Haskell style Infinite Sequences in Python? It's easier than you think!
#python #itertools #iterators #infinitesequences
Let's say you need to continuously generate a bunch of information and send it as a signal to another system, or you need to perform a harmonic analysis for your project, or you have to perform an operation on an undefined number of inputs until a specific condition is met. These fall into the domain of "Infinite Sequences" and are not alien to the world of Data Science.
In fact, infinite sequences are natural to programming languages such as Haskell. Here is a great video from Computerphile to demonstrate that.
But did you know that you can work with infinite sequences quite efficiently in Python as well? You can write while
loops but a pythonic way would be to create iterators that you can use. In fact, itertools
has some very interesting out-of-the-box methods called "infinite iterators" for you to work with infinite sequences.
There are 3 infinite iterators in itertools
that you can work with -
Working with Infinite Iterators
Let's start with a simple example of generating prime factors for an infinite sequence of multiples of 5 greater than 100 -
#!pip install sympy
from itertools import count, islice
from sympy.ntheory import primefactors
itr = count(start=100,step=5) #<-- infinite sequence
f = lambda x: (x, primefactors(x)) #<-- fx for prime factors
factors = map(f, itr) #<-- map the function
list(islice(factors, 10)) #<-- get first 10 elements
(105, [3, 5, 7]),
(110, [2, 5, 11]),
(115, [5, 23]),
(120, [2, 3, 5]),
(125, [5]),
(130, [2, 5, 13]),
(135, [3, 5]),
(140, [2, 5, 7]),
(145, [5, 29])]
You can see the power of this. The map()
+ count()
structure can get super complex super, fast with more advanced operations, and all of this, without defining a close set of inputs. Then during inference, you could use itertools.islice
or just a simple for loop to infer them as per need with lazy execution.

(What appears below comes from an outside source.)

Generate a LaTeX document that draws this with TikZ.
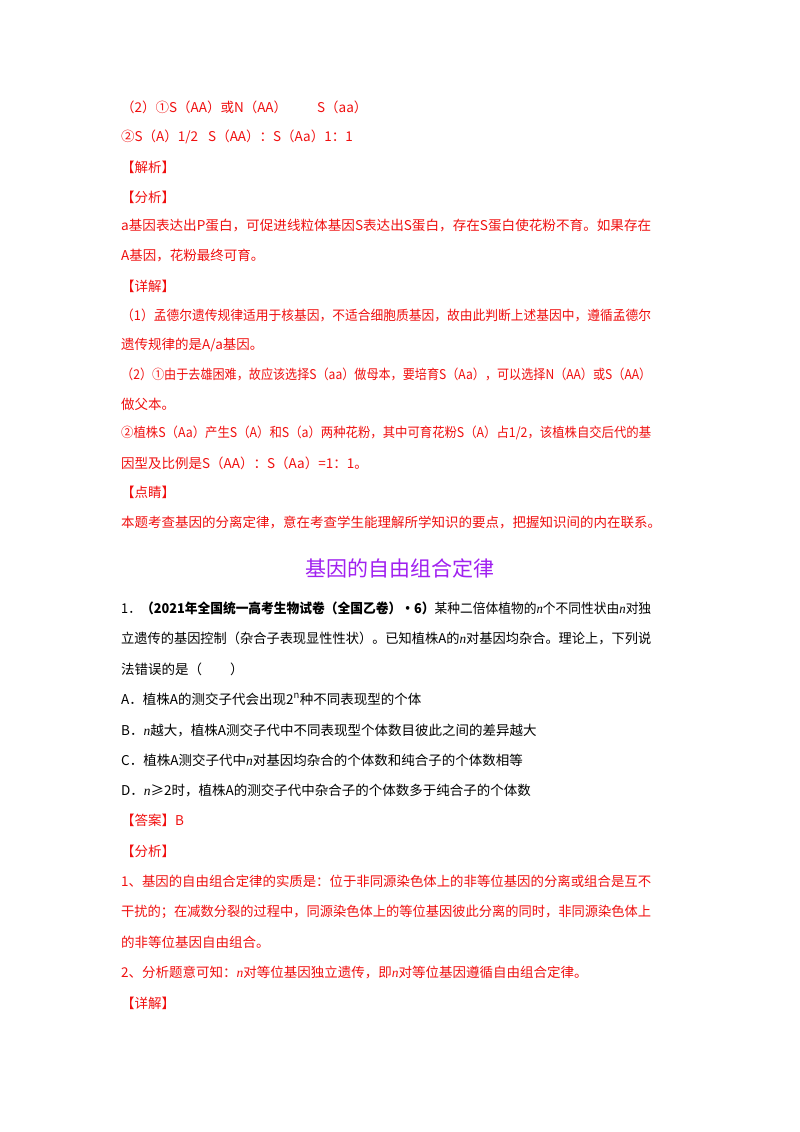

Here is another example of summing 2 infinite sequences -
iter1 = count(10,2) #<-- inf seq start 10, step 2
iter2 = count(5,3) #<-- inf seq start 5, step 3
g = lambda x, y: (x,y,x+y) #<-- sum function
inf_sum = map(g, iter1, iter2) #<-- map the function
list(islice(inf_sum, 10)) #<-- get first 10 elements
[(10, 5, 15),
(12, 8, 20),
(14, 11, 25),
(16, 14, 30),
(18, 17, 35),
(20, 20, 40),
(22, 23, 45),
(24, 26, 50),
(26, 29, 55),
(28, 32, 60)]
You have a few more options to build infinite sequences using itertools.cycle
and itertools.repeat
-
from itertools import cycle
iter3 = itertools.cycle(['A','B','C'])
list(islice(iter3, 10))
## ['A', 'B', 'C', 'A', 'B', 'C', 'A', 'B', 'C', 'A']
from itertools import repeat
iter4 = itertools.repeat('hello world') #<-- pass any object
list(islice(iter4, 5))
## ['hello world', 'hello world', 'hello world', 'hello world', 'hello world']
And, you can mix and match these iterators with your functions using map().
I worked with these iterators for creating a batch-wise Numpy
computation. My Numpy
operation was taking a ton of memory due to a large number of input vectors and so I needed a strategy where I could break the large computation task into smaller batches. The function I wrote would take a batch of vectors, run a vectorized operation on them, save the output, and then fetch the next batch. This would work infinitely until it met a break condition.
This was a very high-level overview of the world of infinite sequences using Python. Hope this gives you some ideas when working on your next project involving such functions!